One very important reason the RBI may remain hawkish in the Friday MPC meet is the consistently weakening Indian rupee. Over the last few months, the RBI has been using its reserves to defend the rupee. In the process, the RBI reserves have fallen from $642 billion to $545 billion. However, during this same period, the rupee has fallen from 76/$ to nearly 82/$. Thus the RBI may be looking at policy measures beyond spot dollar sales to defend the rupee. The easiest method would be to aggressively hike the repo rates. Here is why.

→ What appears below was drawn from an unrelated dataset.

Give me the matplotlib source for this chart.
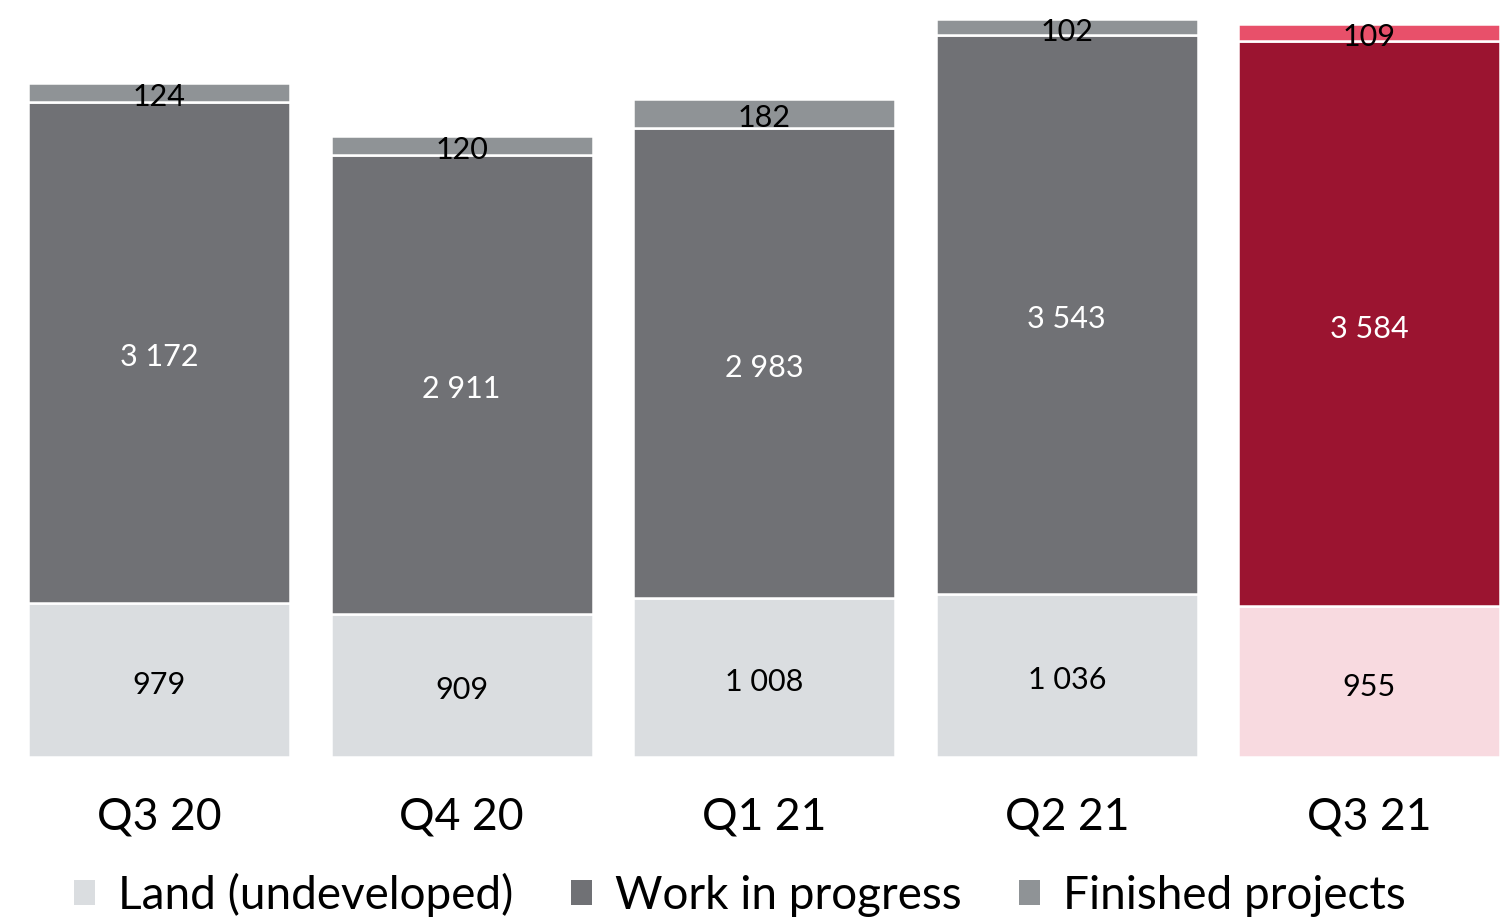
import matplotlib
matplotlib.use("Agg")
import matplotlib.pyplot as plt
from matplotlib.patches import Patch

plt.rcParams['font.family'] = ['Lato', 'DejaVu Sans']

quarters = ["Q3 20", "Q4 20", "Q1 21", "Q2 21", "Q3 21"]
land = [979, 909, 1008, 1036, 955]
work_in_progress = [3172, 2911, 2983, 3543, 3584]
finished = [124, 120, 182, 102, 109]

series_names = ["Land (undeveloped)", "Work in progress", "Finished projects"]
grey_colors = ["#DADDE0", "#707175", "#8F9396"]
red_colors = ["#F8DAE0", "#9B1430", "#E8506A"]
text_colors = ["black", "white", "black"]

W, H = 1510, 917
fig = plt.figure(figsize=(W / 100, H / 100), dpi=100)
ax = fig.add_axes([0, 1 - 757 / H, 1, 757 / H])

x = list(range(len(quarters)))
width = 0.866
layers = [land, work_in_progress, finished]
bottoms = [0] * len(quarters)
for li, values in enumerate(layers):
    colors = [grey_colors[li]] * (len(quarters) - 1) + [red_colors[li]]
    ax.bar(x, values, width, bottom=bottoms, color=colors,
           edgecolor="white", linewidth=1.8)
    for xi, v, b in zip(x, values, bottoms):
        label = f"{v:,}".replace(",", " ")
        ax.annotate(label, (xi, b + v / 2), xytext=(0, -3.5),
                    textcoords="offset points", ha="center", va="center",
                    fontsize=22, color=text_colors[li])
    bottoms = [b + v for b, v in zip(bottoms, values)]

ax.set_ylim(0, 4800)
ax.set_xlim(-159 / 302.6, (W - 159) / 302.6)
ax.set_xticks(x)
ax.set_xticklabels(quarters, fontsize=32)
ax.tick_params(axis="x", length=0, pad=28.5)
ax.set_yticks([])
for s in ax.spines.values():
    s.set_visible(False)

handles = [Patch(facecolor=c, edgecolor="none") for c in grey_colors]
fig.legend(handles, series_names, loc="center", bbox_to_anchor=(0.49, 1 - 895 / H),
           ncol=3, frameon=False, fontsize=33, handlelength=0.46, handleheight=0.46,
           handletextpad=0.5, columnspacing=1.25, borderaxespad=0, borderpad=0)

fig.savefig("out.png", dpi=100)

Globally, the currencies have strengthened when rates are hiked. Since the US Fed embarked on a patently hawkish policy stance, the dollar index (DXY) has consistently strengthened and as of date, the dollar index is already at a 21-year high. The strength of the dollar is already visible against most of the currencies including the Euro, Yen, Yuan, Pound and even the rupee. The best the RBI can do is to maintain the monetary policy hawkish so that higher rates promise persistent capital flows into India and arrest the fall in the rupee. At least, that is what will be the endeavour of the RBI in this policy.